Verder is het buitengewoon handig om een verspeenset te gebruiken bij het verspenen.

De 2 delige verspeenset is een complete set voor het verspenen van jonge plantjes en bestaat uit een verspeenvork en een verspeenpen. Met de verspeenvork kunt u de aarde bij de zaailingen losmaken en uit de aarde tillen om vervolgens met de verspeenpen een gat op de juiste grote en diepte te maken om de zaailing in over te planten.

Nu moeten de plantjes groeien, en liefst tot een kort, stevig, compact, goed doorgeworteld en hanteerbaar gewas. Een regelmatige watergift en vooral voldoende licht is hierbij van doorslaggevende betekenis.

Afharden

Afharden noemt men het in etappes aan het buitenklimaat laten wennen van binnenshuis of onder glas gekweekte plantjes. Deze plantjes zet men eerst wat koeler voordat ze buiten op de plaats van bestemming worden uitgezet. Let vooral op het heersende weertype, want dat is van belang en bepaalt wanneer de plantjes de definitieve plaatsing aan kunnen.

 

 

 

 

 

Zaaien op zaaibed

Twee- en meerjarige gewassen (vaste planten) worden veelal op een zaaibed gezaaid.

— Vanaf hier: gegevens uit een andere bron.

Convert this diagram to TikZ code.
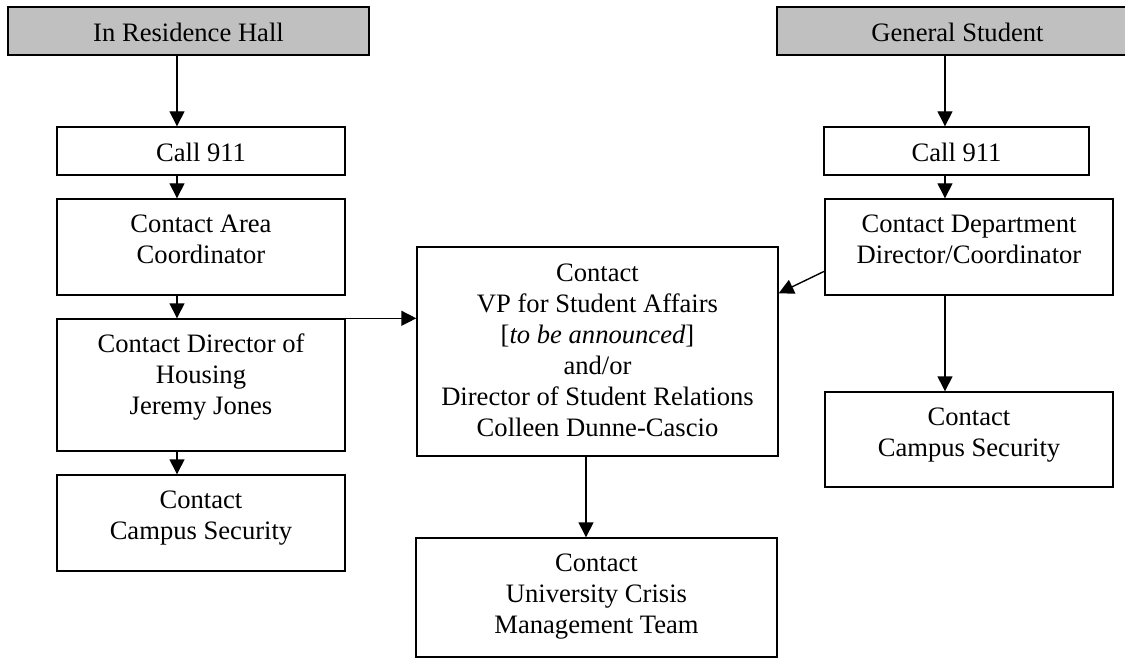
\documentclass[tikz,border=0pt]{standalone}
\usepackage{fontspec}
\setmainfont{Liberation Serif}
\usetikzlibrary{arrows.meta,calc}
\definecolor{hdrgray}{RGB}{192,192,192}
\tikzset{
  boxst/.style={draw=black, line width=0.7pt, inner sep=0pt, fill=white},
  hdrst/.style={boxst, fill=hdrgray},
  txt/.style={anchor=north, inner sep=0pt, align=center, font=\fontsize{13.3pt}{15.5pt}\selectfont},
  arr/.style={line width=0.7pt, -{Triangle[length=7.5pt,width=7.5pt]}},
}
\newcommand\mkbox[6]{%
  \node[#2, minimum width={(#5-#3)*0.5pt}, minimum height={(#6-#4)*0.5pt}] (#1) at ({(#3+#5)/2},{(#4+#6)/2}) {};}
\begin{document}
\begin{tikzpicture}[x=0.5pt,y=-0.5pt]
\useasboundingbox (0,0) rectangle (1125,658);
% boxes
\mkbox{top1}{hdrst}{8}{7}{369}{55}
\mkbox{top2}{hdrst}{777}{7}{1138}{55}
\mkbox{call1}{boxst}{57}{127}{345}{175}
\mkbox{area}{boxst}{57}{199}{345}{295}
\mkbox{house}{boxst}{57}{319}{345}{451}
\mkbox{sec1}{boxst}{57}{475}{345}{571}
\mkbox{mid}{boxst}{417}{247}{778}{456}
\mkbox{crisis}{boxst}{416}{538}{777}{657}
\mkbox{call2}{boxst}{824}{127}{1089}{175}
\mkbox{dept}{boxst}{825}{199}{1113}{295}
\mkbox{sec2}{boxst}{825}{392}{1113}{487}
% texts
\node[txt] (top1t) at ($(top1.north)+(0,11)$) {\rule{0pt}{0.9em}In Residence Hall};
\node[txt] (top2t) at ($(top2.north)+(0,11)$) {\rule{0pt}{0.9em}General Student};
\node[txt] (call1t) at ($(call1.north)+(0,11)$) {\rule{0pt}{0.9em}Call 911};
\node[txt] (areat) at ($(area.north)+(0,10)$) {\rule{0pt}{0.9em}Contact Area\\Coordinator};
\node[txt] (houset) at ($(house.north)+(0,10)$) {\rule{0pt}{0.9em}Contact Director of\\Housing\\Jeremy Jones};
\node[txt] (sec1t) at ($(sec1.north)+(0,10)$) {\rule{0pt}{0.9em}Contact\\Campus Security};
\node[txt] (midt) at ($(mid.north)+(0,11)$) {\rule{0pt}{0.9em}Contact\\VP for Student Affairs\\{}[\textit{to be announced}]\\and/or\\Director of Student Relations\\Colleen Dunne-Cascio};
\node[txt] (crisist) at ($(crisis.north)+(0,10)$) {\rule{0pt}{0.9em}Contact\\University Crisis\\Management Team};
\node[txt] (call2t) at ($(call2.north)+(0,11)$) {\rule{0pt}{0.9em}Call 911};
\node[txt] (deptt) at ($(dept.north)+(0,10)$) {\rule{0pt}{0.9em}Contact Department\\Director/Coordinator};
\node[txt] (sec2t) at ($(sec2.north)+(0,10)$) {\rule{0pt}{0.9em}Contact\\Campus Security};
% connector columns
\coordinate (colL) at (177,0);
\coordinate (colR) at (945,0);
\coordinate (colM) at (586,0);
% connectors
\draw[arr] (top1.south -| colL) -- (call1.north -| colL);
\draw[arr] (call1.south -| colL) -- (area.north -| colL);
\draw[arr] (area.south -| colL) -- (house.north -| colL);
\draw[arr] (house.south -| colL) -- (sec1.north -| colL);
\draw[arr] (house.north east) -- (house.north east -| mid.west);
\draw[arr] (top2.south -| colR) -- (call2.north -| colR);
\draw[arr] (call2.south -| colR) -- (dept.north -| colR);
\draw[arr] (dept.south -| colR) -- (sec2.north -| colR);
\draw[arr] ($(dept.north west)+(0,73)$) -- ($(mid.north east)+(0,47)$);
\draw[arr] (mid.south -| colM) -- (crisis.north -| colM);
\end{tikzpicture}
\end{document}
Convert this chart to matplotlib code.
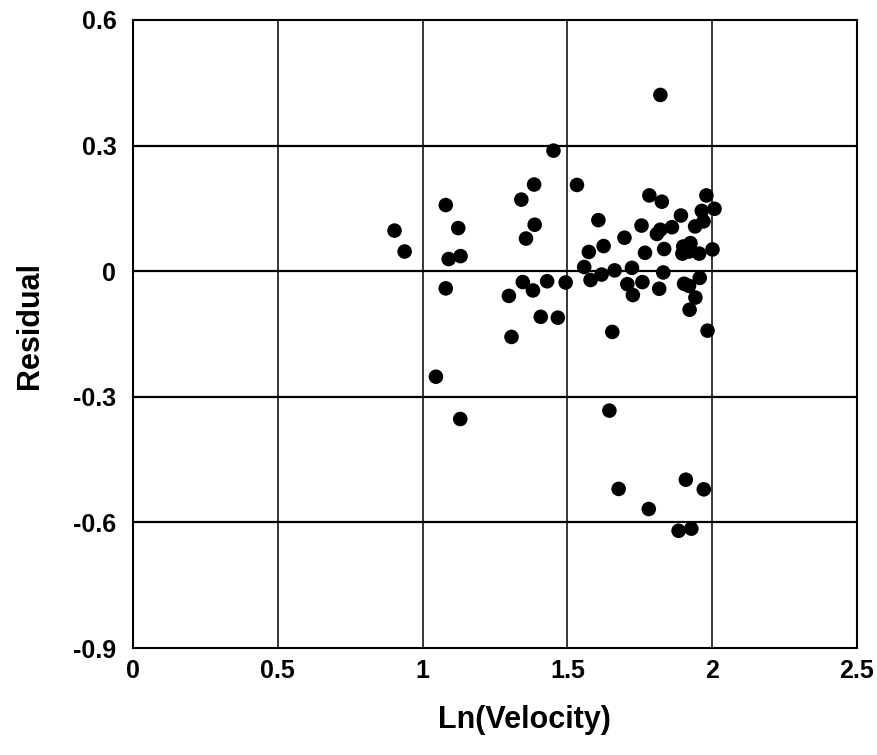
import matplotlib
matplotlib.use("Agg")
import matplotlib.pyplot as plt

# Residuals of the regression model plotted against log velocity
ln_velocity = [
    1.452, 1.385, 1.533, 1.341, 1.080, 0.903, 1.123, 1.387, 1.607, 1.357,
    0.938, 1.090, 1.131, 1.574, 1.625, 1.697, 1.821, 1.783, 1.826, 1.980,
    1.892, 1.964, 2.008, 1.756, 1.821, 1.809, 1.861, 1.941, 1.970, 1.768,
    1.834, 1.900, 1.925, 1.920, 1.897, 1.955, 2.001, 1.558, 1.663, 1.723,
    1.618, 1.580, 1.494, 1.831, 1.707, 1.759, 1.726, 1.817, 1.903, 1.920,
    1.957, 1.942, 1.922, 1.655, 1.984, 1.080, 1.298, 1.346, 1.381, 1.430,
    1.408, 1.467, 1.307, 1.046, 1.130, 1.645, 1.677, 1.781, 1.909, 1.971,
    1.884, 1.928,
]
residual = [
    0.288, 0.207, 0.206, 0.171, 0.158, 0.097, 0.103, 0.111, 0.122, 0.078,
    0.047, 0.029, 0.036, 0.046, 0.060, 0.080, 0.421, 0.181, 0.166, 0.181,
    0.133, 0.144, 0.149, 0.109, 0.099, 0.089, 0.105, 0.107, 0.119, 0.044,
    0.053, 0.059, 0.067, 0.047, 0.042, 0.042, 0.052, 0.010, 0.002, 0.008,
    -0.008, -0.021, -0.027, -0.003, -0.031, -0.026, -0.057, -0.042, -0.030, -0.035,
    -0.016, -0.063, -0.092, -0.145, -0.142, -0.041, -0.059, -0.026, -0.046, -0.024,
    -0.109, -0.111, -0.157, -0.252, -0.353, -0.333, -0.520, -0.568, -0.498, -0.521,
    -0.620, -0.615,
]

x_ticks = [0, 0.5, 1, 1.5, 2, 2.5]
x_tick_labels = ["0", "0.5", "1", "1.5", "2", "2.5"]
y_ticks = [-0.9, -0.6, -0.3, 0, 0.3, 0.6]
y_tick_labels = ["-0.9", "-0.6", "-0.3", "0", "0.3", "0.6"]

plt.rcParams["font.family"] = ["Liberation Sans", "DejaVu Sans"]
plt.rcParams["font.weight"] = "bold"

fig = plt.figure(figsize=(8.77, 7.55), dpi=100)
ax = fig.add_axes([133 / 877, 1 - 648 / 755, (857 - 133) / 877, (648 - 20) / 755])

ax.set_xlim(0, 2.5)
ax.set_ylim(-0.9, 0.6)

# grid lines: horizontal ones are drawn heavier than vertical ones
for yv in y_ticks[1:-1]:
    ax.axhline(yv, color="black", lw=1.6, zorder=1)
for xv in x_ticks[1:-1]:
    ax.axvline(xv, color="black", lw=1.1, zorder=1)

ax.scatter(ln_velocity, residual, s=110, color="black", edgecolors="none", zorder=3)

ax.set_xticks(x_ticks)
ax.set_xticklabels(x_tick_labels, fontsize=18, fontweight="bold")
ax.set_yticks(y_ticks)
ax.set_yticklabels(y_tick_labels, fontsize=18, fontweight="bold")
ax.tick_params(axis="both", length=0)
ax.tick_params(axis="x", pad=8)
ax.tick_params(axis="y", pad=12)

for sp in ax.spines.values():
    sp.set_linewidth(1.5)
    sp.set_color("black")

ax.set_xlabel("Ln(Velocity)", fontsize=22, fontweight="bold")
ax.set_ylabel("Residual", fontsize=22, fontweight="bold")
ax.xaxis.set_label_coords(0.541, -0.09)
ax.yaxis.set_label_coords(-0.122, 0.514)

fig.savefig("out.png", dpi=100)
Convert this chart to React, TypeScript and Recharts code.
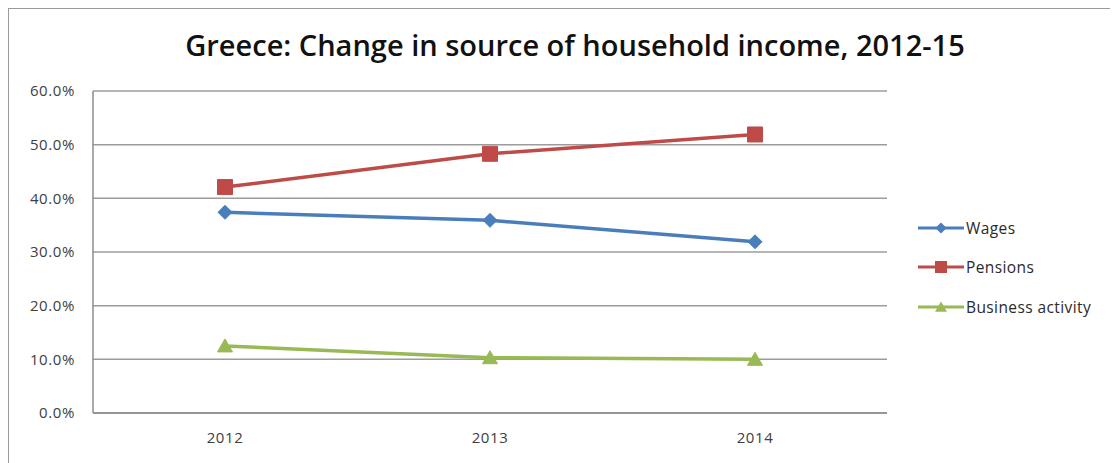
import {
  CartesianGrid,
  Legend,
  Line,
  LineChart,
  XAxis,
  YAxis,
} from "recharts";

const years = ["2012", "2013", "2014"];
const wages = [37.4, 35.9, 31.9];
const pensions = [42.1, 48.3, 51.9];
const business = [12.5, 10.3, 10.0];
const yTicks = [0, 10, 20, 30, 40, 50, 60];

const data = years.map((year, i) => ({
  year,
  wages: wages[i],
  pensions: pensions[i],
  business: business[i],
}));

const FONT = "'Open Sans', sans-serif";
const BLUE = "#4a7ebb";
const RED = "#be4b48";
const GREEN = "#98b954";

type Shape = "diamond" | "square" | "triangle";

const markerPath = (shape: Shape, cx: number, cy: number, s = 1) => {
  if (shape === "diamond") {
    const r = 7 * s;
    return `M${cx},${cy - r}L${cx + r},${cy}L${cx},${cy + r}L${cx - r},${cy}Z`;
  }
  if (shape === "square") {
    const r = 7.5 * s;
    return `M${cx - r},${cy - r}H${cx + r}V${cy + r}H${cx - r}Z`;
  }
  return `M${cx},${cy - 7 * s}L${cx + 7.5 * s},${cy + 6 * s}L${cx - 7.5 * s},${cy + 6 * s}Z`;
};

const makeDot = (shape: Shape, color: string) => (props: any) => {
  const { cx, cy, index } = props;
  return (
    <path
      key={`${shape}-${index}`}
      d={markerPath(shape, cx, cy)}
      fill={color}
      stroke={color}
      strokeWidth={1}
    />
  );
};

const legendItems: { label: string; color: string; shape: Shape }[] = [
  { label: "Wages", color: BLUE, shape: "diamond" },
  { label: "Pensions", color: RED, shape: "square" },
  { label: "Business activity", color: GREEN, shape: "triangle" },
];

const LegendContent = () => (
  <div style={{ paddingLeft: 31 }}>
    {legendItems.map((item) => (
      <div
        key={item.label}
        style={{
          height: 39.5,
          display: "flex",
          alignItems: "center",
          whiteSpace: "nowrap",
        }}
      >
        <svg width={46} height={16} style={{ marginRight: 2, flexShrink: 0 }}>
          <line x1={0} y1={8} x2={46} y2={8} stroke={item.color} strokeWidth={3} />
          <path d={markerPath(item.shape, 23, 8, 0.8)} fill={item.color} />
        </svg>
        <span
          style={{
            fontFamily: FONT,
            fontSize: 15.5,
            letterSpacing: 0.4,
            color: "#2a2a2a",
          }}
        >
          {item.label}
        </span>
      </div>
    ))}
  </div>
);

const tickStyle = {
  fontFamily: FONT,
  fontSize: 15,
  fill: "#404040",
  letterSpacing: 0.6,
};

export default function App() {
  return (
    <div
      style={{
        position: "relative",
        width: 1110,
        height: 455,
        borderLeft: "1px solid #9a9a9a",
        borderTop: "1px solid #9a9a9a",
        background: "#fff",
      }}
    >
      <div
        style={{
          position: "absolute",
          top: 16,
          left: 0,
          width: 1132,
          textAlign: "center",
          fontFamily: FONT,
          fontWeight: 600,
          fontSize: 29,
          color: "#111",
        }}
      >
        Greece: Change in source of household income, 2012-15
      </div>
      <LineChart
        width={1100}
        height={450}
        data={data}
        margin={{ top: 82, right: 32, bottom: 16, left: 0 }}
      >
        <CartesianGrid vertical={false} stroke="#9c9c9c" strokeWidth={1.5} />
        <XAxis
          dataKey="year"
          padding={{ left: 132, right: 132 }}
          axisLine={{ stroke: "#8c8c8c", strokeWidth: 1.5 }}
          tickLine={false}
          tickMargin={13}
          height={30}
          tick={tickStyle}
        />
        <YAxis
          domain={[0, 60]}
          ticks={yTicks}
          width={84}
          axisLine={{ stroke: "#8c8c8c", strokeWidth: 1.5 }}
          tickLine={false}
          tickMargin={12}
          tickFormatter={(v: number) => `${v.toFixed(1)}%`}
          tick={tickStyle}
        />
        <Legend
          layout="vertical"
          align="right"
          verticalAlign="middle"
          width={190}
          wrapperStyle={{ top: 199 }}
          content={<LegendContent />}
        />
        <Line
          dataKey="wages"
          name="Wages"
          stroke={BLUE}
          strokeWidth={3.5}
          dot={makeDot("diamond", BLUE)}
          isAnimationActive={false}
        />
        <Line
          dataKey="pensions"
          name="Pensions"
          stroke={RED}
          strokeWidth={3.5}
          dot={makeDot("square", RED)}
          isAnimationActive={false}
        />
        <Line
          dataKey="business"
          name="Business activity"
          stroke={GREEN}
          strokeWidth={3.5}
          dot={makeDot("triangle", GREEN)}
          isAnimationActive={false}
        />
      </LineChart>
    </div>
  );
}
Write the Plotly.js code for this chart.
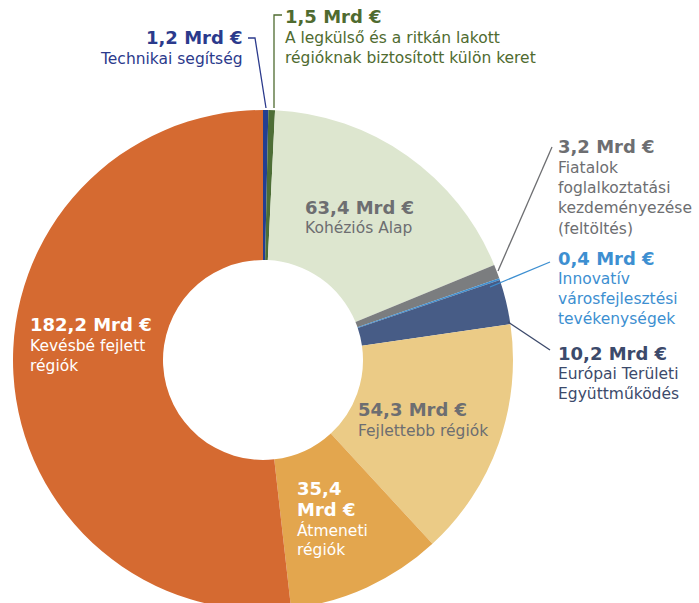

Het zaaibed moet beschut en in halfschaduw liggen; met wat turfstrooisel en/of compost de zaaiaarde op structuur brengen en niet bemesten. Hou het zaaibed onkruidvrij! Zaai op regeltjes (rijtjes) en zoveel mogelijk de zaadjes naast elkaar; in ieder geval zo dun mogelijk, zodat ze direct van het zaaibed op de definitieve plaats kunnen worden gezet. Eventueel uitdunnen (zie hieronder). Het zaaisel vooral de eerste dagen goed vochtig houden. Laat in ieder geval de grond niet uitdrogen.

Uitdunnen

Uitdunnen doen wij bij de soorten die ter plaatse buiten zijn gezaaid en te dicht bijeen staan. (Zie de altijd aangegeven "onderlinge afstand"). Veel soorten kunnen verzet of verplant worden, waardoor de met het uitdunnen weggehaalde plantjes weer benut kunnen worden. Planten met een penwortel kunnen vrijwel nooit verplant worden, die slaan niet aan. Uitdunnen en verplanten geschiedt bij voorkeur niet bij zonnig en drogend weer. De kleine en gevoelige plantjes zouden verdrogen.

Vruchtwisseling

Het is niet verstandig om een gewas opnieuw, of zelfs meerdere keren, op dezelfde plek als vorig jaar te zaaien of te planten. Het heeft namelijk een eenzijdige invloed op de grond en de kans op bodemmoeheid, ondanks bemesting, zal hierdoor toenemen. Bij vruchtwisseling blijft de bodem actief en levert het ook een gezonder gewas op.